- _STATED GOAL_: Return all lines in the material below that contain "diagram".

- _Records with drawing code_:

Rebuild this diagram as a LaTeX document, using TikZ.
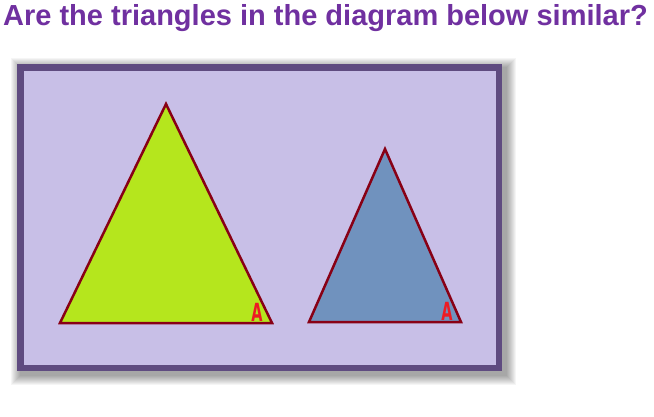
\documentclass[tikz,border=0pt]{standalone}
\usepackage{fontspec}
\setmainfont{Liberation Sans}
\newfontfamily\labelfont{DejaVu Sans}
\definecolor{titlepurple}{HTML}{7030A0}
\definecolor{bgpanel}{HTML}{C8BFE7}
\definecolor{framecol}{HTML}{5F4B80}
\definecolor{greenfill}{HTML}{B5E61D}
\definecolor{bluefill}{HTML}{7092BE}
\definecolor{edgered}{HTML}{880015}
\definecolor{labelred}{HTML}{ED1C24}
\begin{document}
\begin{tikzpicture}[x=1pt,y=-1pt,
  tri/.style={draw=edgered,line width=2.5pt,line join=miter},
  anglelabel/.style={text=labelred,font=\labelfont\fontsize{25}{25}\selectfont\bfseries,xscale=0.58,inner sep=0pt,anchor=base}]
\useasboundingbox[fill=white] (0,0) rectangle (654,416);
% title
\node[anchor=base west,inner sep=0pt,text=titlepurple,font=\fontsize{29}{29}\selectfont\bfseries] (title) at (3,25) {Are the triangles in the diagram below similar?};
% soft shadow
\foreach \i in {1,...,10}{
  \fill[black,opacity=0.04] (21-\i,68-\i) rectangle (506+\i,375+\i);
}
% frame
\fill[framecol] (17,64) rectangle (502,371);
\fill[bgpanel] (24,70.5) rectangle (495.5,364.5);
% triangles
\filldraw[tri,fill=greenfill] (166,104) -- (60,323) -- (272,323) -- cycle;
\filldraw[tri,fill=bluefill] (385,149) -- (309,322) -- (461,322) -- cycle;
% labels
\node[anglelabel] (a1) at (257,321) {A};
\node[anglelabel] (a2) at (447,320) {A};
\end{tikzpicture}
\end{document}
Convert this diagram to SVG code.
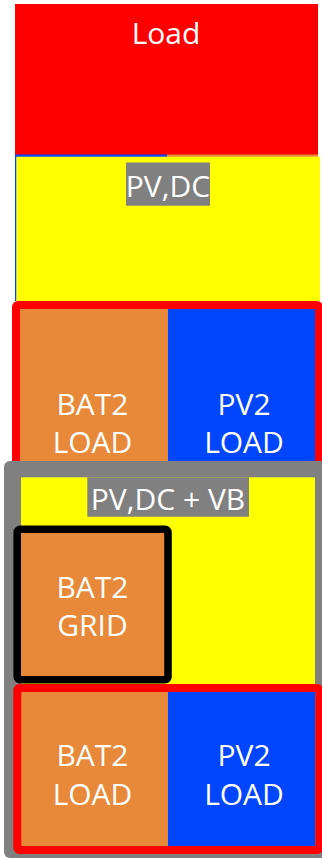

---

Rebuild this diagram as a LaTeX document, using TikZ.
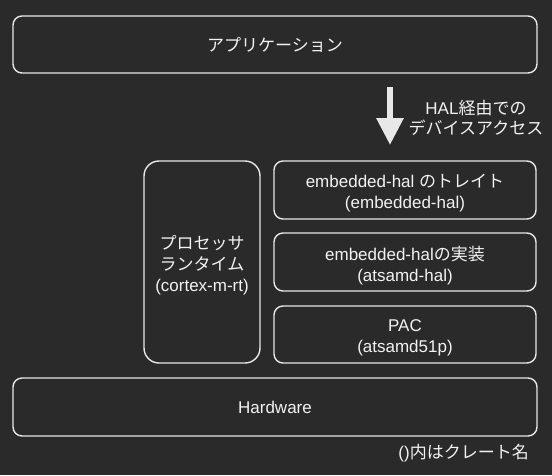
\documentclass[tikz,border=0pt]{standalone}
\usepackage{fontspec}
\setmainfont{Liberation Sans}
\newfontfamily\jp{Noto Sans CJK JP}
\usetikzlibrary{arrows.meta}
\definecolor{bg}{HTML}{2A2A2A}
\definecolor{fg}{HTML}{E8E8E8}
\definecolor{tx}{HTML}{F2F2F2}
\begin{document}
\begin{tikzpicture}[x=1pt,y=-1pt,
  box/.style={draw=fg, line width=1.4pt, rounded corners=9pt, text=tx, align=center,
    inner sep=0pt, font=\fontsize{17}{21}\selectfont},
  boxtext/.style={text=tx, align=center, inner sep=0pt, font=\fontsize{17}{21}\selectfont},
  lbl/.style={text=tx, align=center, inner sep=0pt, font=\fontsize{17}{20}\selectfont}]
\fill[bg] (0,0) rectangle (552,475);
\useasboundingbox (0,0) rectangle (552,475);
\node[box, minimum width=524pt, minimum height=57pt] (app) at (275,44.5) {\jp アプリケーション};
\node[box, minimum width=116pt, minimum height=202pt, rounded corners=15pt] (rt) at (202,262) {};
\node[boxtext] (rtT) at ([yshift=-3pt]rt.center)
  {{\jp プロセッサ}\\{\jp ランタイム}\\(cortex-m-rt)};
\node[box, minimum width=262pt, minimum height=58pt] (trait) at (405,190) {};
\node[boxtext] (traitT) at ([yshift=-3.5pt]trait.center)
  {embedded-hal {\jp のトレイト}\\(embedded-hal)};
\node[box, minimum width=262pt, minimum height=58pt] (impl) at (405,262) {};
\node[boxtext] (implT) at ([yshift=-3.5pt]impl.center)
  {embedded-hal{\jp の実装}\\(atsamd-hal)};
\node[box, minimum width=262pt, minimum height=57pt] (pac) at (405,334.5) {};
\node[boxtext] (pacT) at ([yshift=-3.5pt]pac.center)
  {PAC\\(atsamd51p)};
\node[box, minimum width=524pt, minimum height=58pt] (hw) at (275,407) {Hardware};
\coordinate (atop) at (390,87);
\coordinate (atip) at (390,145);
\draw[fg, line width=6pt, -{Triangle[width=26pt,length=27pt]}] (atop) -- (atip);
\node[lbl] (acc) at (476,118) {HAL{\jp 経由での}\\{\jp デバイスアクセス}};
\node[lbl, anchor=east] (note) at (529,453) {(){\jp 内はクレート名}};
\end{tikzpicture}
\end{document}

- _TASK SOLUTION_:
Rebuild this diagram as a LaTeX document, using TikZ.
\node[anchor=base west,inner sep=0pt,text=titlepurple,font=\fontsize{29}{29}\selectfont\bfseries] (title) at (3,25) {Are the triangles in the diagram below similar?};
Convert this diagram to SVG code.
Rebuild this diagram as a LaTeX document, using TikZ.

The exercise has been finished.